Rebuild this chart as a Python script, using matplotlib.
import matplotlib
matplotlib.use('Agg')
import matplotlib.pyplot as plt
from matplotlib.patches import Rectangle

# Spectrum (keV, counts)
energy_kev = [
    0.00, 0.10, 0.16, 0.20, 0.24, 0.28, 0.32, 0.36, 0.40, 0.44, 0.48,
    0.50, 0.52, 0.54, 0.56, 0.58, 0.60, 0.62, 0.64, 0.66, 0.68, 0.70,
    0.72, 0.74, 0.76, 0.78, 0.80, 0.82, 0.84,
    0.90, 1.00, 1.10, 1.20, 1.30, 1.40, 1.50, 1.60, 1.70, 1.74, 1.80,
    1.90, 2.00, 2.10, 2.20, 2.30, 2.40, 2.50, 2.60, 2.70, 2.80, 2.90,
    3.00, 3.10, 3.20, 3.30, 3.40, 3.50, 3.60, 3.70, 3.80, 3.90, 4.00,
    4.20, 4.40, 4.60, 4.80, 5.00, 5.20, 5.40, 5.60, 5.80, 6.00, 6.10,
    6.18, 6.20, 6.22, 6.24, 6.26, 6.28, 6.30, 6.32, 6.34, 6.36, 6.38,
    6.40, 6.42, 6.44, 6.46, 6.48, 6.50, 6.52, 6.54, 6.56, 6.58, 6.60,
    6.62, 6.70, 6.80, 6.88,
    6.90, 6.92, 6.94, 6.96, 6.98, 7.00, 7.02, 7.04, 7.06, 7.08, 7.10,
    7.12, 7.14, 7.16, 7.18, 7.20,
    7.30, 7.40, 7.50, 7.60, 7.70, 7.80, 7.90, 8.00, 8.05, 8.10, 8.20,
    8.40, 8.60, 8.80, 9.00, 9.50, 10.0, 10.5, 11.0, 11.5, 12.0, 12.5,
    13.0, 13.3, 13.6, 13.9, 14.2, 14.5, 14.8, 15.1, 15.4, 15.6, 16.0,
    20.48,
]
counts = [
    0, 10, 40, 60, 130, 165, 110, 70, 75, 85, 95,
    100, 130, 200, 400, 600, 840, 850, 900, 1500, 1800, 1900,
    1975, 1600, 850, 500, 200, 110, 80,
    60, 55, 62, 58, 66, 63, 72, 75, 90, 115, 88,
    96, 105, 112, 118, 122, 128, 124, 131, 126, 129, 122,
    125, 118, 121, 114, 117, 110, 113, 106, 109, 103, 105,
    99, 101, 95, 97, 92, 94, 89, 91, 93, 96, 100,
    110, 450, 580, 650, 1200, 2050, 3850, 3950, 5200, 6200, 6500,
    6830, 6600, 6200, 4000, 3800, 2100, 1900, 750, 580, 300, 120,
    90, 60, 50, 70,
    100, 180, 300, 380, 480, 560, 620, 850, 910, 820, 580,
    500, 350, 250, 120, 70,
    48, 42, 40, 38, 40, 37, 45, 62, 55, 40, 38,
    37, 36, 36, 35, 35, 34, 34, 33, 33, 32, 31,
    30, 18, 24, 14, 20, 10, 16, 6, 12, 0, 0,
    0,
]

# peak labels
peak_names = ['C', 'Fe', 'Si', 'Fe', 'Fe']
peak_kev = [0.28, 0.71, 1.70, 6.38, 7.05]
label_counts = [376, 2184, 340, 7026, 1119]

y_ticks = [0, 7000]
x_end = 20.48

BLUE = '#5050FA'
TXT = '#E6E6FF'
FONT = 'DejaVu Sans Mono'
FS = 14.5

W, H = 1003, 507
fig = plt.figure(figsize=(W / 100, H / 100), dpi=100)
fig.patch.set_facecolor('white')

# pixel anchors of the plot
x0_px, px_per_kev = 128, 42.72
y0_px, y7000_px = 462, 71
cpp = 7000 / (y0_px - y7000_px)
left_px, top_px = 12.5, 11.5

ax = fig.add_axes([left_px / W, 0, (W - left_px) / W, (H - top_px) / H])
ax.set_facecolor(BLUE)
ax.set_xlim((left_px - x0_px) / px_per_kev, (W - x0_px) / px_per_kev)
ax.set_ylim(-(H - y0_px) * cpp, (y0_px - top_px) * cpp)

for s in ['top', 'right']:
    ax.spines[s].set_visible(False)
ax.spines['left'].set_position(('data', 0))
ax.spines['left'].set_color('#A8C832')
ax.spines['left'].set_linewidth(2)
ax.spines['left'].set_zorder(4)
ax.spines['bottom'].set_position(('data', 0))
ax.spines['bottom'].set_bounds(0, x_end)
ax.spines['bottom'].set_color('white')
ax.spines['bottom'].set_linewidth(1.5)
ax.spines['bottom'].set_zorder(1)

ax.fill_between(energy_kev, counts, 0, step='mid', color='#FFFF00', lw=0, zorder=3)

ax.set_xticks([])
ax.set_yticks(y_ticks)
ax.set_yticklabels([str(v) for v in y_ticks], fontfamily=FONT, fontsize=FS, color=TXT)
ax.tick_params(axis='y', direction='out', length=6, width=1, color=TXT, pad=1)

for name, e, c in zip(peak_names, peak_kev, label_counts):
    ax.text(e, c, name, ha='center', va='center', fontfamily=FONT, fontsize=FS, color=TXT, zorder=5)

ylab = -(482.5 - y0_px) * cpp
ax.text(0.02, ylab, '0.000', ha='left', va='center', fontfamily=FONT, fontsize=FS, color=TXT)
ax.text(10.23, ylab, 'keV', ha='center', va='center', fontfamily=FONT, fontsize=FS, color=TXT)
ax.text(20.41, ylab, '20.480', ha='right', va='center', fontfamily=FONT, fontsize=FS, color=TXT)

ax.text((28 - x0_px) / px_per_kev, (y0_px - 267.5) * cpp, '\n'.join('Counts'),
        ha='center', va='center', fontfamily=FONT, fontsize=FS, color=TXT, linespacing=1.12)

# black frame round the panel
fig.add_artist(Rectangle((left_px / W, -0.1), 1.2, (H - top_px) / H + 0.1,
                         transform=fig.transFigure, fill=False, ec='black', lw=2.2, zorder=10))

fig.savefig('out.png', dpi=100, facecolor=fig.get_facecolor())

* * *

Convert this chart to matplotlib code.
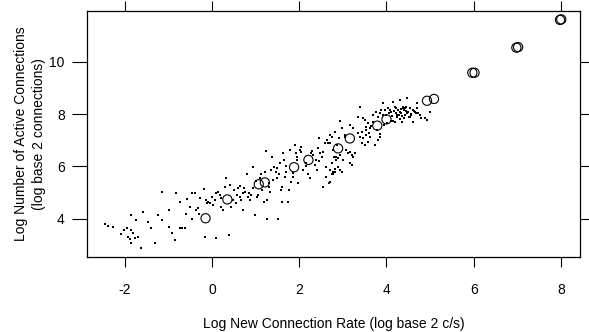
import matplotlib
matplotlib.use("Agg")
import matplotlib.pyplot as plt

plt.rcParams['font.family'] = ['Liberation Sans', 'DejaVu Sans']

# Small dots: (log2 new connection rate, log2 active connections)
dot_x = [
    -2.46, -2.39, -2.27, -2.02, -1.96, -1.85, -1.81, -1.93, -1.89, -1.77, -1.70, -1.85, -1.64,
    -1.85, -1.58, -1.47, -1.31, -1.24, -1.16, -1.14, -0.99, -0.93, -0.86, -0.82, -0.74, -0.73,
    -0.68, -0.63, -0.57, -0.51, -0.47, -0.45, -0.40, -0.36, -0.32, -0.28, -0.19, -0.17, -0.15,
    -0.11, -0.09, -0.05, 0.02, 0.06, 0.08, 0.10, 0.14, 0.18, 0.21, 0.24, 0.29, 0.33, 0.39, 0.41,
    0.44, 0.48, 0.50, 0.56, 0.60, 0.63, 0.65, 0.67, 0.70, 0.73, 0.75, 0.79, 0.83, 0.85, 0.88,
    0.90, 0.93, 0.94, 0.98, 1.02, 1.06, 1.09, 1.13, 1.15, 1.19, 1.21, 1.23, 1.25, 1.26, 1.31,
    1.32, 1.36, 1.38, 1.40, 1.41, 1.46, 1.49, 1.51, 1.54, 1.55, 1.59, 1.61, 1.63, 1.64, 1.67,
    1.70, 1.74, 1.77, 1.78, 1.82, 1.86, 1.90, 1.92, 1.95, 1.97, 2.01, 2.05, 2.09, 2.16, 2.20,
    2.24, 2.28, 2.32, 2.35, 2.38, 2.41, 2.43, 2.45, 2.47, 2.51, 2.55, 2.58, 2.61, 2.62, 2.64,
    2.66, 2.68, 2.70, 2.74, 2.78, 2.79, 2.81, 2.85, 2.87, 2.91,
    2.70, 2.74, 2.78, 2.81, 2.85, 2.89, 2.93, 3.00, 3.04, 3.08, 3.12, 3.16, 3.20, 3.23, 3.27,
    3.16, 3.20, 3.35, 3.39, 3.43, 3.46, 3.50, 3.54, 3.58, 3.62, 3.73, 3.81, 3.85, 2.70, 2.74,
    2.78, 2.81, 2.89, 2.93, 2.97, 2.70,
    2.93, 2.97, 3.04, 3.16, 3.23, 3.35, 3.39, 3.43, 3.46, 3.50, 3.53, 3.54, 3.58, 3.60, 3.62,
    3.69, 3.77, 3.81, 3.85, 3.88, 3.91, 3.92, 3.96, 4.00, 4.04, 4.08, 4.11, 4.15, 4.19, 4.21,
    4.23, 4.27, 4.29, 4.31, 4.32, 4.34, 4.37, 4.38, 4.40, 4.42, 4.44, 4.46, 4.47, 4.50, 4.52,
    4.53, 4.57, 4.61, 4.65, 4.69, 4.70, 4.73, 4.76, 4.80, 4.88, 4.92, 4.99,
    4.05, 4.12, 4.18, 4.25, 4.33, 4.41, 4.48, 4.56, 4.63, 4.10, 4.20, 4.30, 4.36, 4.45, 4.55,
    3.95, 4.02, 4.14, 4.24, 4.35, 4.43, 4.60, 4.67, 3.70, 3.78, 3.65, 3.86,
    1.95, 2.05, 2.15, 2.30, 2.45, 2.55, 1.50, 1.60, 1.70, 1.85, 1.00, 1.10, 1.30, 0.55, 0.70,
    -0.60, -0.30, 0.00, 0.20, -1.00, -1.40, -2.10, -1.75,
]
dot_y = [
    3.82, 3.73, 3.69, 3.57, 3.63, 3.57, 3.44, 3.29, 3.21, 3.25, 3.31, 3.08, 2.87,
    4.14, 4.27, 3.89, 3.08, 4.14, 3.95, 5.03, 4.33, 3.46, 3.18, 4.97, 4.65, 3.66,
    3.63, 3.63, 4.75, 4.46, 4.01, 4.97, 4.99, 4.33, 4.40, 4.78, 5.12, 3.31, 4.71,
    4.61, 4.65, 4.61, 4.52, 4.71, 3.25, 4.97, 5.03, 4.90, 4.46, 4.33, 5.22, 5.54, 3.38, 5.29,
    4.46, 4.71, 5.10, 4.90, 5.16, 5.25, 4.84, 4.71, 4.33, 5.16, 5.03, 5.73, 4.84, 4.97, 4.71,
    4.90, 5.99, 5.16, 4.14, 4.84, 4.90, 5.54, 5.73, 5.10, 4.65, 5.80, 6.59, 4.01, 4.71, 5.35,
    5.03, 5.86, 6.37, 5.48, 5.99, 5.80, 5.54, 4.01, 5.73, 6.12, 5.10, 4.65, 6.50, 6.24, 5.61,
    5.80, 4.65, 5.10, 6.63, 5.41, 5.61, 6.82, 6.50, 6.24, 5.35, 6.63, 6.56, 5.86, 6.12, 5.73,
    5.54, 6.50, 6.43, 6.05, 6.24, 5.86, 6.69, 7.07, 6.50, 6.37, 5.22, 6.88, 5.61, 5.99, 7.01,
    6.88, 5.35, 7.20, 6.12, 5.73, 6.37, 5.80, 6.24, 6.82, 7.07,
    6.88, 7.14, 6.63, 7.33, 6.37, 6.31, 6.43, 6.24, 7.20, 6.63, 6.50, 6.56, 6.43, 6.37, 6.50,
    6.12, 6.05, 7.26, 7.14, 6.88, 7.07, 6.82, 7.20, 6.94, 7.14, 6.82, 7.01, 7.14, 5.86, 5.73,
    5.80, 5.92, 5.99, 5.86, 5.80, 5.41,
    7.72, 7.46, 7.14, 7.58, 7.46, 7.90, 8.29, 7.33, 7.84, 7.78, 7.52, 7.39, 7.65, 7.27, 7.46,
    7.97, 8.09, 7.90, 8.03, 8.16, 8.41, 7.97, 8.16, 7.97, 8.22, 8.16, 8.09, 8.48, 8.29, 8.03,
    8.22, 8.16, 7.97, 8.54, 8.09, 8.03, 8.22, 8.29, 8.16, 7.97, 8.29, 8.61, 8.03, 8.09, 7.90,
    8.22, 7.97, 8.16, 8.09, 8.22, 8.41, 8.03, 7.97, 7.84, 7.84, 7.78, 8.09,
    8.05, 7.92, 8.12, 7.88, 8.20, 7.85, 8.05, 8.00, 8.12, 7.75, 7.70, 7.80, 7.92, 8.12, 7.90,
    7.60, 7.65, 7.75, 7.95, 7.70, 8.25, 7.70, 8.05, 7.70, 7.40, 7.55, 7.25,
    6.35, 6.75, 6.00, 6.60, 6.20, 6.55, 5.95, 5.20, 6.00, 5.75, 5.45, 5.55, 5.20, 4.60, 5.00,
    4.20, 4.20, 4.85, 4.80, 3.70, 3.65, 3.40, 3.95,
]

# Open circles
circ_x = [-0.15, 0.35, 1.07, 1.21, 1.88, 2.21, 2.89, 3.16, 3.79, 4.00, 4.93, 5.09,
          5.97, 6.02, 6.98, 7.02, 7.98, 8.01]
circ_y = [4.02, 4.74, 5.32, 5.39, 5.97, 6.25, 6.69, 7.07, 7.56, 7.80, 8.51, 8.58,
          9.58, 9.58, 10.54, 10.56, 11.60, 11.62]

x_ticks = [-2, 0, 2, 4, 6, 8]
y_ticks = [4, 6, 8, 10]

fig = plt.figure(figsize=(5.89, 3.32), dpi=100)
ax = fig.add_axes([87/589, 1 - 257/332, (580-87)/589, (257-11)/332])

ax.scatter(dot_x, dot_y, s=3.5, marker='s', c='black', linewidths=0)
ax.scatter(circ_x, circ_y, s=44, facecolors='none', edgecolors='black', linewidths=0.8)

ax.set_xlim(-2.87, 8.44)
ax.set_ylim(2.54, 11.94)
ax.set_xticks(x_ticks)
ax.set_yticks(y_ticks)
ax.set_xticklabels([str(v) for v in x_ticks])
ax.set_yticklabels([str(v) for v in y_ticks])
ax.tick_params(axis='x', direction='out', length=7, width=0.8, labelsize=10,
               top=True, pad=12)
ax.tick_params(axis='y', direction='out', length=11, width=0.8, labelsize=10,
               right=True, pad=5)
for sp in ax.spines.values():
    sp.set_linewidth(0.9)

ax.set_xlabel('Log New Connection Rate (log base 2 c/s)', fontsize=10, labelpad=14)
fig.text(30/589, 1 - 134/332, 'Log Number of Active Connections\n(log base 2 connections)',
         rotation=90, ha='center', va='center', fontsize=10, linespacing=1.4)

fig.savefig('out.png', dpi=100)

_What the task asks_
Pictures should be left out. Retype only the run of lines from the line containing "Convert this chart to matplotlib code." to the line containing "plt.rcParams['font.family'] = ['Liberation", inclusive.

_Answer_
Convert this chart to matplotlib code.
import matplotlib
matplotlib.use("Agg")
import matplotlib.pyplot as plt

plt.rcParams['font.family'] = ['Liberation Sans', 'DejaVu Sans']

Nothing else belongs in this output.